しかし、中国には日本がかなわない強みがある。中国は人口や国土面積からみても、欧州全体に相当する規模を持つ人口・地理大国だ。広大な国土を有するため、成長規模の地域差も大きい。1人当たりのGDPについては、最高の天津市と最低の貴州省で4倍の開きがある(2014年統計)。所得分配については、高所得層の上位10%が全体の35%を占めており、3分の1近くの国民の所得が1日2米ドルに満たない水準だ(2012年統計)。このような大きな格差があることも、中国の経済成長に大きな潜在力があることを示している。

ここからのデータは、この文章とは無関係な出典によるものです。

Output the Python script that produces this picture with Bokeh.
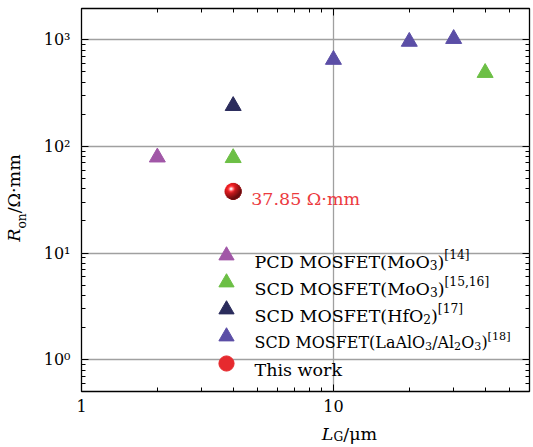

欧州統合の歩みも中国にとって参考になる。東欧諸国は25年前の革命後、所得水準が世界の中間層から更に低下した。しかしEU加盟後は、生産・生活水準ともに急ピッチで上昇し、多くの国が高所得国の仲間入りを果たした。これは経済成長の「収斂理論」の典型的な例だ。「収斂理論」では、同じ経済政策を実施した場合、所得が低い国は所得が高い国に比べ、速いスピードで成長する。
北京大学国家発展研究院の姚洋院長はこれらを踏まえ、中国の今後の経済成長について自信を示した。沿海部の成長ペースは鈍化しているものの、内陸部が沿海部に習って成長すれば、成長ペースが上昇する可能性がある。中国政府は内陸部の開発計画策定を急いでおり、中西部の産業発展と都市化を推進し、所得水準を今後20年で東部沿海部とほぼ同水準に近づける方針だ。目標達成に向け、年平均成長率は沿海部を少なくとも3~4ポイント上回る水準を目指しているため、沿海部の成長ペースが5~6%程度に鈍化しても、中国全体では7%前後の成長率維持が可能となる。